On the morning of November 8, the 30-year-old was a billionaire thanks to FTX, which was valued at $32 billion in February, and Alameda. His fortune was, at the time, estimated at $15.6 billion. A few hours later, this net wealth disappeared with the announcement that Bankman-Fried was selling his empire to his rival Changpeng Zhao. 

Bankman-Fried was only worth $1 billion in the evening of November 8, according to the Bloomberg Billionaires Index. That fortune has shrunk further with the decline in the value of his Robinhood  (HOOD) – Get Free Report stake.

Massive $5 Billion Withdrawals

The downfall of this cryptocurrency evangelist, who was the institutional face of the industry, was precipitated by speculation about the financial health of his companies, after a report indicated that the balance sheet of Alameda was made up mostly of FTT. 

FTT is the cryptocurrency issued by FTX. In other words if FTT prices crashed, FTX and Alameda would be left with nothing.

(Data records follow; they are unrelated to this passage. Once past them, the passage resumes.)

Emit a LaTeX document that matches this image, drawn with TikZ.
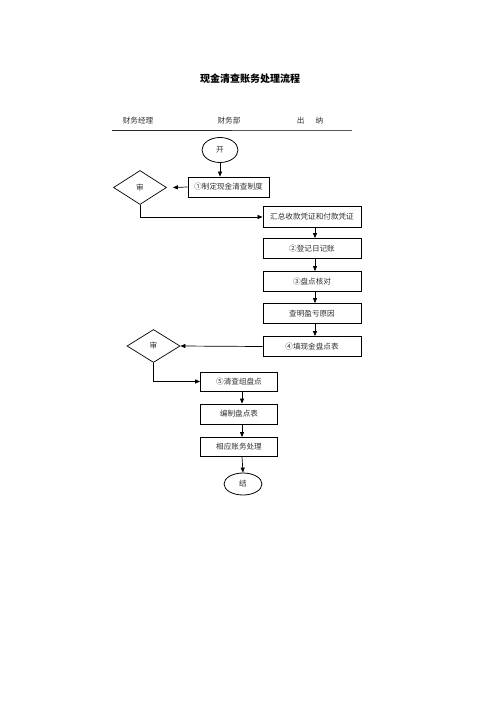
\documentclass[tikz,border=0pt]{standalone}
\usepackage{fontspec}
\setmainfont{Noto Sans CJK SC}
\newfontfamily\cjkbold{Noto Sans CJK SC}[BoldFont={Noto Sans CJK SC Bold}]
\usetikzlibrary{shapes.geometric,arrows.meta}
\begin{document}
\begin{tikzpicture}[x=1pt,y=-1pt,
  every node/.style={font=\fontsize{7.6}{9}\selectfont\addfontfeature{Color=303030}},
  box/.style={draw,line width=0.8pt,minimum height=20pt,inner sep=0pt},
  oval/.style={draw,ellipse,line width=0.8pt,inner sep=0pt},
  dia/.style={draw,diamond,line width=0.7pt,inner sep=0pt,minimum width=53pt,minimum height=34pt},
  arr/.style={line width=0.7pt,-{Triangle[length=5pt,width=4pt]}},
  ln/.style={line width=0.7pt}]
\path[fill=white] (0,0) rectangle (496,702);
\useasboundingbox (0,0) rectangle (496,702);
\node[font=\fontsize{10}{12}\selectfont\bfseries] (title) at (250,79) {现金清查账务处理流程};
\node (h1) at (138,121) {财务经理};
\node (h2) at (229,121) {财务部};
\node (h3) at (310,121) {出\hspace{11pt}纳};
\coordinate (la) at (112,130);
\coordinate (lb) at (232,130);
\coordinate (lc) at (352,130);
\draw[line width=1pt,black!85] (la) -- (lb);
\draw[line width=0.9pt,black!65] (lb) -- (lc);
\node[oval,minimum width=36pt,minimum height=25pt] (start) at (220,150) {开};
\node[box,minimum width=81pt] (b1) at (228.5,187) {①制定现金清查制度};
\node[dia] (d1) at (140,187.5) {审};
\node[box,minimum width=98pt,minimum height=21pt] (b2) at (312,217) {汇总收款凭证和付款凭证};
\node[box,minimum width=98pt] (b3) at (312,248.5) {②登记日记账};
\node[box,minimum width=98pt] (b4) at (312,281.5) {③盘点核对};
\node[box,minimum width=98pt] (b5) at (312,313.5) {查明盈亏原因};
\node[box,minimum width=98pt] (b6) at (312,346.5) {④填现金盘点表};
\node[dia,minimum height=33pt] (d2) at (153.5,346) {审};
\node[box,minimum width=77pt,minimum height=19pt] (b7) at (239,381.5) {⑤清查组盘点};
\node[box,minimum width=77pt] (b8) at (239,414) {编制盘点表};
\node[box,minimum width=77pt,minimum height=19pt] (b9) at (239,447) {相应账务处理};
\node[oval,minimum width=38pt,minimum height=22pt] (end) at (243,484) {结};
\draw[arr] (start.south) -- (start.south |- b1.north);
\draw[arr] (b1.west) -- ([xshift=6pt]d1.east);
\draw[arr] (d1.south) |- (b2.west);
\draw[arr] ([xshift=3pt]b2.south) -- ([xshift=3pt]b3.north);
\draw[arr] ([xshift=3pt]b3.south) -- ([xshift=3pt]b4.north);
\draw[arr] ([xshift=3pt]b4.south) -- ([xshift=3pt]b5.north);
\draw[arr] ([xshift=3pt]b5.south) -- ([xshift=3pt]b6.north);
\draw[arr] (b6.west) -- (d2.east);
\draw[arr] (d2.south) |- (b7.west);
\draw[arr] ([xshift=3pt]b7.south) -- ([xshift=3pt]b8.north);
\draw[arr] ([xshift=3pt]b8.south) -- ([xshift=3pt]b9.north);
\draw[arr] ([xshift=3pt]b9.south) -- (end.north);
\end{tikzpicture}
\end{document}
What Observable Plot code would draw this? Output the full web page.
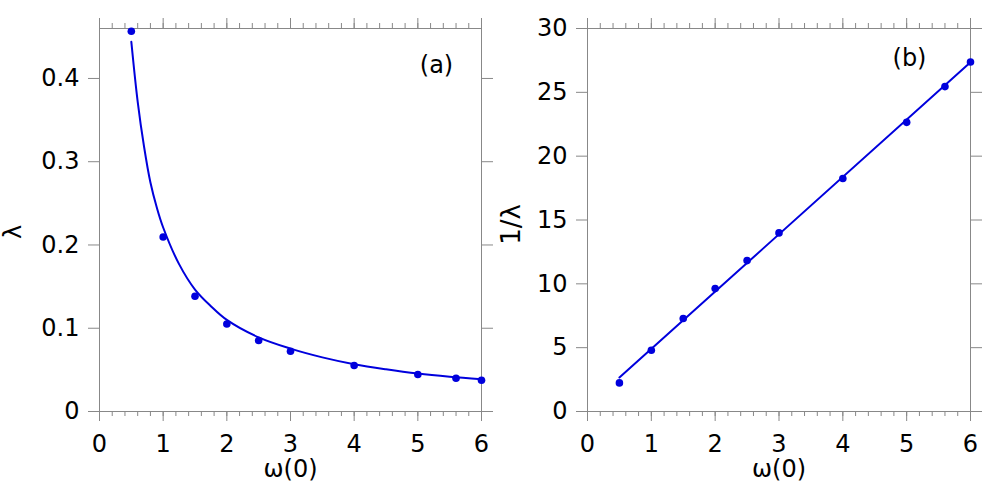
<!DOCTYPE html>
<html>
<head>
<meta charset="utf-8">
<script src="https://cdn.jsdelivr.net/npm/d3@7"></script>
<script src="https://cdn.jsdelivr.net/npm/@observablehq/plot@0.6"></script>
<style>
  html, body { margin: 0; padding: 0; background: white; }
  #wrap { position: relative; width: 996px; height: 492px; }
  #wrap > svg { position: absolute; top: 0; }
</style>
</head>
<body>
<div id="wrap"></div>
<script>
// ---- data ----
const omega = [0.5, 1, 1.5, 2, 2.5, 3, 4, 5, 5.6, 6];
const lambda = [0.4567, 0.2095, 0.1384, 0.1051, 0.0852, 0.0724, 0.0552, 0.0444, 0.0400, 0.0376];
const invLambda = [2.24, 4.80, 7.28, 9.63, 11.82, 13.99, 18.25, 22.65, 25.45, 27.38];

// fitted curve in panel (a)
const fitOmegaA = [0.5, 0.6, 0.7, 0.8, 0.9, 1.0, 1.25, 1.5, 1.75, 2, 2.5, 3, 3.5, 4, 4.5, 5, 5.5, 6];
const fitLambdaA = [0.444, 0.372, 0.318, 0.275, 0.245, 0.221, 0.177, 0.1465, 0.1265, 0.110, 0.089, 0.0755, 0.065, 0.0568, 0.0507, 0.0456, 0.0418, 0.0388];
// fitted straight line in panel (b), its two ends
const fitOmegaB = [0.5, 6];
const fitInvLambdaB = [2.66, 27.35];

// ticks
const xTicks = [0, 1, 2, 3, 4, 5, 6];
const xTickLabels = ["0", "1", "2", "3", "4", "5", "6"];
const xMinorTicks = [0,0.2,0.4,0.6,0.8,1,1.2,1.4,1.6,1.8,2,2.2,2.4,2.6,2.8,3,3.2,3.4,3.6,3.8,4,4.2,4.4,4.6,4.8,5,5.2,5.4,5.6,5.8,6];
const yTicksA = [0, 0.1, 0.2, 0.3, 0.4];
const yTickLabelsA = ["0", "0.1", "0.2", "0.3", "0.4"];
const yTicksB = [0, 5, 10, 15, 20, 25, 30];
const yTickLabelsB = ["0", "5", "10", "15", "20", "25", "30"];

const xLabel = "ω(0)";
const yLabelA = "λ";
const yLabelB = "1/λ";
const panelA = "(a)";
const panelB = "(b)";

// ---- styles ----
const BLUE = "#0000dd";
const GRAY = "#888888";
const FONT = "DejaVu Sans";

function fmt(ticks, labels) {
  const m = new Map(ticks.map((t, i) => [t, labels[i]]));
  return d => m.get(d) ?? "";
}

function panel({ml, mr, ydomain, yTicks, yLabels, ptsY, fitX, fitY, fitCurve, yLabel, yLabelSize, yLabelDx, yLabelDy, tag, tagDx, tagDy}) {
  const pts = omega.map((x, i) => ({x, y: ptsY[i]}));
  const fit = fitX.map((x, i) => ({x, y: fitY[i]}));
  const centered = {textAnchor: "middle", lineAnchor: "middle", fill: "black"};
  return Plot.plot({
    width: 498,
    height: 492,
    marginLeft: ml,
    marginRight: mr,
    marginTop: 28,
    marginBottom: 81,
    style: {fontFamily: FONT, fontSize: "24px", background: "transparent", color: "black", overflow: "visible"},
    x: {domain: [0, 6]},
    y: {domain: ydomain},
    marks: [
      Plot.frame({stroke: GRAY, strokeWidth: 1}),
      // bottom axis
      Plot.axisX({anchor: "bottom", ticks: xMinorTicks, tickSize: 5, tickFormat: () => "", label: null, stroke: GRAY, strokeWidth: 1}),
      Plot.axisX({anchor: "bottom", ticks: xTicks, tickSize: 10, tickPadding: 13, tickFormat: fmt(xTicks, xTickLabels), label: null, stroke: GRAY, strokeWidth: 1, fill: "black", fontSize: 24}),
      // top axis
      Plot.axisX({anchor: "top", ticks: xMinorTicks, tickSize: 6, tickFormat: () => "", label: null, stroke: GRAY, strokeWidth: 1}),
      Plot.axisX({anchor: "top", ticks: xTicks, tickSize: 11, tickFormat: () => "", label: null, stroke: GRAY, strokeWidth: 1}),
      // left / right axes
      Plot.axisY({anchor: "left", ticks: yTicks, tickSize: 11, tickPadding: 9, tickFormat: fmt(yTicks, yLabels), label: null, stroke: GRAY, strokeWidth: 1, fill: "black", fontSize: 24}),
      Plot.axisY({anchor: "right", ticks: yTicks, tickSize: 11, tickFormat: () => "", label: null, stroke: GRAY, strokeWidth: 1}),
      // data
      Plot.line(fit, {x: "x", y: "y", stroke: BLUE, strokeWidth: 2, curve: fitCurve}),
      Plot.dot(pts, {x: "x", y: "y", r: 3.8, fill: BLUE, stroke: "none"}),
      // labels
      Plot.text([xLabel], {frameAnchor: "bottom", dy: 58, fontSize: 24, ...centered}),
      Plot.text([yLabel], {frameAnchor: "left", dx: yLabelDx, dy: yLabelDy, rotate: -90, fontSize: yLabelSize, ...centered}),
      Plot.text([tag], {frameAnchor: "top-right", dx: tagDx, dy: tagDy, fontSize: 24, ...centered})
    ]
  });
}

const svgA = panel({
  ml: 99, mr: 17, ydomain: [0, 0.46], yTicks: yTicksA, yLabels: yTickLabelsA,
  ptsY: lambda, fitX: fitOmegaA, fitY: fitLambdaA, fitCurve: "catmull-rom",
  yLabel: yLabelA, yLabelSize: 24, yLabelDx: -86, yLabelDy: 12, tag: panelA, tagDx: -45, tagDy: 37
});
const svgB = panel({
  ml: 89, mr: 26, ydomain: [0, 30], yTicks: yTicksB, yLabels: yTickLabelsB,
  ptsY: invLambda, fitX: fitOmegaB, fitY: fitInvLambdaB, fitCurve: "linear",
  yLabel: yLabelB, yLabelSize: 26, yLabelDx: -76, yLabelDy: 4.5, tag: panelB, tagDx: -61, tagDy: 30
});
svgA.style.left = "0px";
svgB.style.left = "498px";
const wrap = document.getElementById("wrap");
wrap.appendChild(svgA);
wrap.appendChild(svgB);
</script>
</body>
</html>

FTX rival Binance was the first to announce on November 6 the sale of $500 million worth of FTT. On the same day, many customers rushed to withdraw around $5 billion from the platform, Bankman-Fried said on November 10. It was the largest withdrawal ever made on FTX. 

As a result, the firm had to urgently request the help of Binance, which offered to acquire the group on November 8. But in the last twist of this drama, Binance announced on November 9 after checking the books, the firm had decided to withdraw, because the problems were more serious than expected. 

Now FTX is on the verge of bankruptcy, which it can only avoid if it  succeeds in raising around $8 billion. 

For FTX customers, there is a lot of uncertainty. There’s no guarantee that they will recover their cryptocurrencies. It is in this context that billionaire and former Goldman Sachs banker Mike Novogratz indicated on November 10, in an interview with CNBC, that El Salvador was among the institutional investors who had stored their bitcoins on FTX. In other words, the country was in a very bad situation.

El Salvador has been one of the pioneers in adopting bitcoin as a currency.

No Business with FTX

But the country denied Novogratz’s information to billionaire Changpeng Zhao, the CEO and co-founder of Binance. Zhao said he spoke with president Nayib Bukele.

“Man, the amount of misinformation is insane,” Zhao posted on Twitter. “I exchanged messages with President Nayib a few moments ago. He said ‘we don’t have any Bitcoin in FTX and we never had any business with them. Thank God!’”

Zhao’s message prompted Novogratz to later apologize, claiming to have spread false information without having verified it beforehand.

“Apologies to @nayibbukele and the people of El Salvador. I fell for ‘fake news’ and while I mentioned I hadn’t confirmed it, I should have. Thanks @cz_binance for pointing it out. I am a huge fan of what you are doing in El Salvador,” the former banker said.

Galaxy Digital, Novogratz’s firm, disclosed on November 9 that it has approximately $76.8 million in total exposure to FTX.

“In the short run, people are nervous,” the billionaire told analysts.

This is not the first time that Novogratz and Galaxy Digital  (BRPHF) have suffered losses related to a crypto scandal. They suffered losses after the collapse of sister cryptocurrencies Luna and UST, or TerraUSD, last May. The former banker was a fan of Luna, having gotten a tattoo of its symbol.

“My tattoo will be a constant reminder that venture investing requires humility,” Novogratz said at the time.

Galaxy Digital invested in Luna in fourth-quarter 2020.